[Charts and diagrams as code]
* start *
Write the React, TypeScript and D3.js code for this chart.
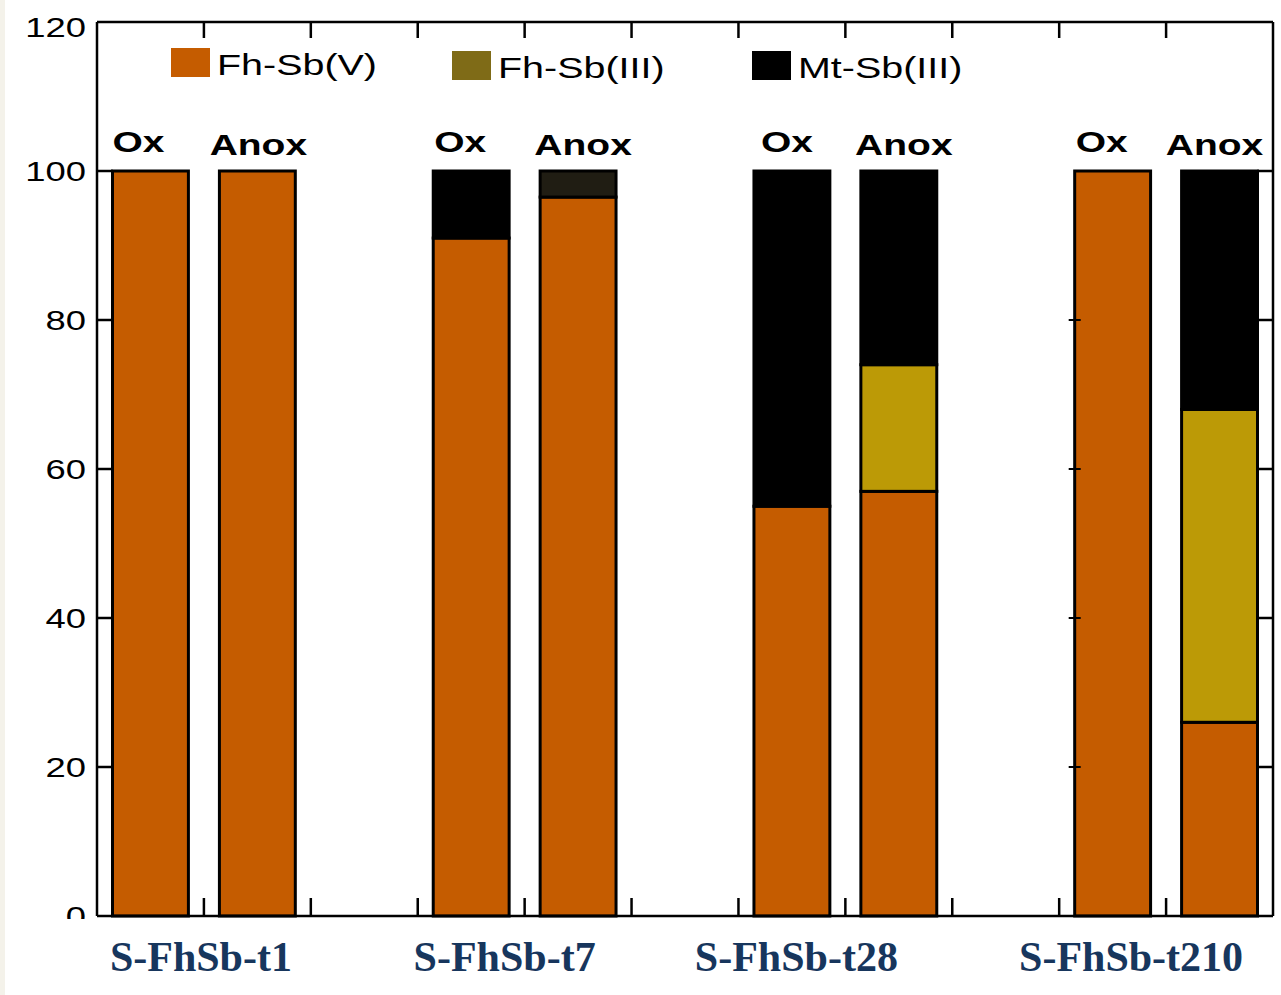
import React from "react";
import * as d3 from "d3";

// samples, two conditions each
const groups = ["S-FhSb-t1", "S-FhSb-t7", "S-FhSb-t28", "S-FhSb-t210"];
const conditions = ["Ox", "Anox"];
// percent of Sb, listed Ox, Anox for each sample
const fhSbV = [100, 100, 91, 96.5, 55, 57, 100, 26];
const fhSbIII = [0, 0, 0, 0, 0, 17, 0, 42];
const mtSbIII = [0, 0, 9, 3.5, 45, 26, 0, 32];
const yTicks = [0, 20, 40, 60, 80, 100, 120];
const seriesNames = ["Fh-Sb(V)", "Fh-Sb(III)", "Mt-Sb(III)"];

const W = 1281, H = 995;
const left = 97, right = 1273, top = 22, bottom = 916;
const barColors = ["#c55c00", "#bc9a06", "#000000"];
const legendColors = ["#c55c00", "#7f6b17", "#000000"];
const labelNudge = [-3, -20, -49, -35];
const condNudge = [[-12, 1], [-11, 5], [-5, 5], [-11, -5]];
const stretch = 1.3;

export default function App() {
  const x = d3.scaleLinear().domain([0, 11]).range([left, right]);
  const y = d3.scaleLinear().domain([0, 120]).range([bottom, top]);
  const barW = x(0.71) - x(0);

  const rows = fhSbV.map((v, i) => ({
    group: Math.floor(i / 2),
    cond: i % 2,
    v,
    iii: fhSbIII[i],
    mt: mtSbIII[i],
  }));
  const stacked = d3.stack<any>().keys(["v", "iii", "mt"])(rows);
  const slot = (r: any) => r.group * 3 + r.cond + 0.5;

  const sans = "'Liberation Sans', Arial, sans-serif";
  const sx = (px: number, py: number, k = stretch) => `translate(${px},${py}) scale(${k},1)`;

  return (
    <svg width={W} height={H} style={{ position: "absolute", left: 0, top: 0, background: "#fff" }}>
      <rect x={0} y={0} width={5} height={H} fill="#f4f2ea" />

      {/* bars */}
      {stacked.map((s, si) =>
        s.map((d, i) => {
          const h = y(d[0]) - y(d[1]);
          if (h <= 0) return null;
          const r = rows[i];
          let fill = barColors[si];
          if (si === 2 && r.group === 1 && r.cond === 1) fill = "#201d13";
          return (
            <rect key={`${si}-${i}`} x={x(slot(r)) - barW / 2} y={y(d[1])} width={barW} height={h}
              fill={fill} stroke="#000" strokeWidth={3} />
          );
        })
      )}

      {/* frame */}
      <line x1={left} x2={right} y1={top} y2={top} stroke="#000" strokeWidth={2.5} />
      <line x1={left} x2={right} y1={bottom} y2={bottom} stroke="#000" strokeWidth={2.5} />
      <line x1={left} x2={left} y1={top} y2={bottom} stroke="#000" strokeWidth={2.5} />
      <line x1={right} x2={right} y1={top} y2={bottom} stroke="#000" strokeWidth={2.5} />
      {d3.range(1, 11).map((t) => (
        <g key={t}>
          <line x1={x(t)} x2={x(t)} y1={top} y2={top + 16} stroke="#000" strokeWidth={2.5} />
          <line x1={x(t)} x2={x(t)} y1={bottom} y2={bottom - 18} stroke="#000" strokeWidth={2.5} />
        </g>
      ))}
      {yTicks.slice(1, -1).map((t) => (
        <g key={t}>
          <line x1={left} x2={left + 16} y1={y(t)} y2={y(t)} stroke="#000" strokeWidth={2.5} />
          <line x1={right} x2={right - 16} y1={y(t)} y2={y(t)} stroke="#000" strokeWidth={2.5} />
          {t < 100 && (
            <line x1={x(9.5) - barW / 2 - 6} x2={x(9.5) - barW / 2 + 6} y1={y(t)} y2={y(t)} stroke="#000" strokeWidth={2} />
          )}
        </g>
      ))}

      {/* y tick labels */}
      {yTicks.map((t) => (
        <text key={t} transform={sx(86, y(t) + 10 + (t === 120 ? 5 : 0))} textAnchor="end"
          fontFamily={sans} fontSize={28} fill="#000">{t}</text>
      ))}

      {/* Ox / Anox labels */}
      {rows.map((r, i) => (
        <text key={i} transform={sx(x(slot(r)) + condNudge[r.group][r.cond], r.cond === 0 ? 152 : 155)}
          textAnchor="middle" fontFamily={sans} fontWeight="bold" fontSize={30} fill="#000">
          {conditions[r.cond]}
        </text>
      ))}

      {/* legend */}
      {seriesNames.map((n, i) => {
        const lx = [171, 452, 752][i];
        const ly = i === 0 ? 48 : 51;
        return (
          <g key={n}>
            <rect x={lx} y={ly} width={39} height={29} fill={legendColors[i]} />
            <text transform={sx(lx + 46, ly + 27, 1.36)} fontFamily={sans} fontSize={29} fill="#000">{n}</text>
          </g>
        );
      })}

      {/* mask under the plot from the pasted label strip */}
      <rect x={5} y={919} width={W - 5} height={H - 919} fill="#fff" />

      {/* sample labels */}
      {groups.map((g, i) => (
        <text key={g} x={x(i * 3 + 1) + labelNudge[i]} y={971} textAnchor="middle"
          fontFamily="'Liberation Serif', 'Times New Roman', serif" fontWeight="bold" fontSize={42} fill="#17365d">
          {g}
        </text>
      ))}
    </svg>
  );
}
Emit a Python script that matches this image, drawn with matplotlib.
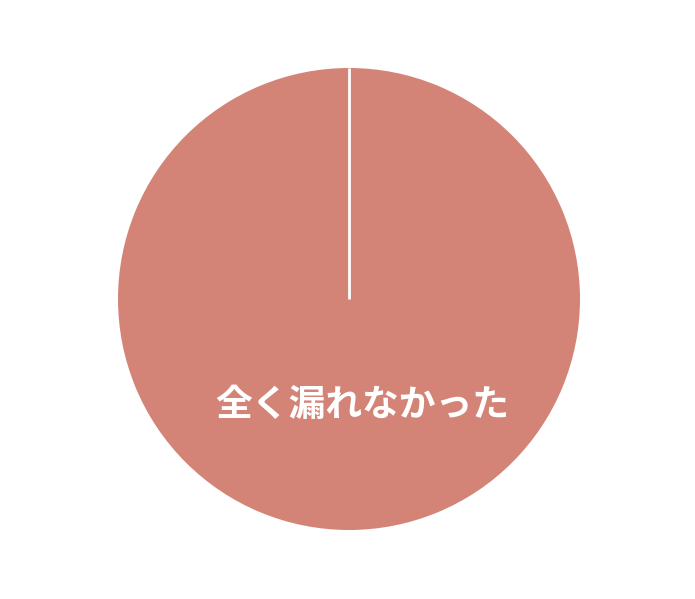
* end *
## EXERCISE DIRECTIONS
Pictures are excluded: retype only the lines from the beginning of the listing above through the line with "import * as", both included.

## ANSWER FOR THIS EXERCISE
Write the React, TypeScript and D3.js code for this chart.
import React from "react";
import * as d3 from "d3";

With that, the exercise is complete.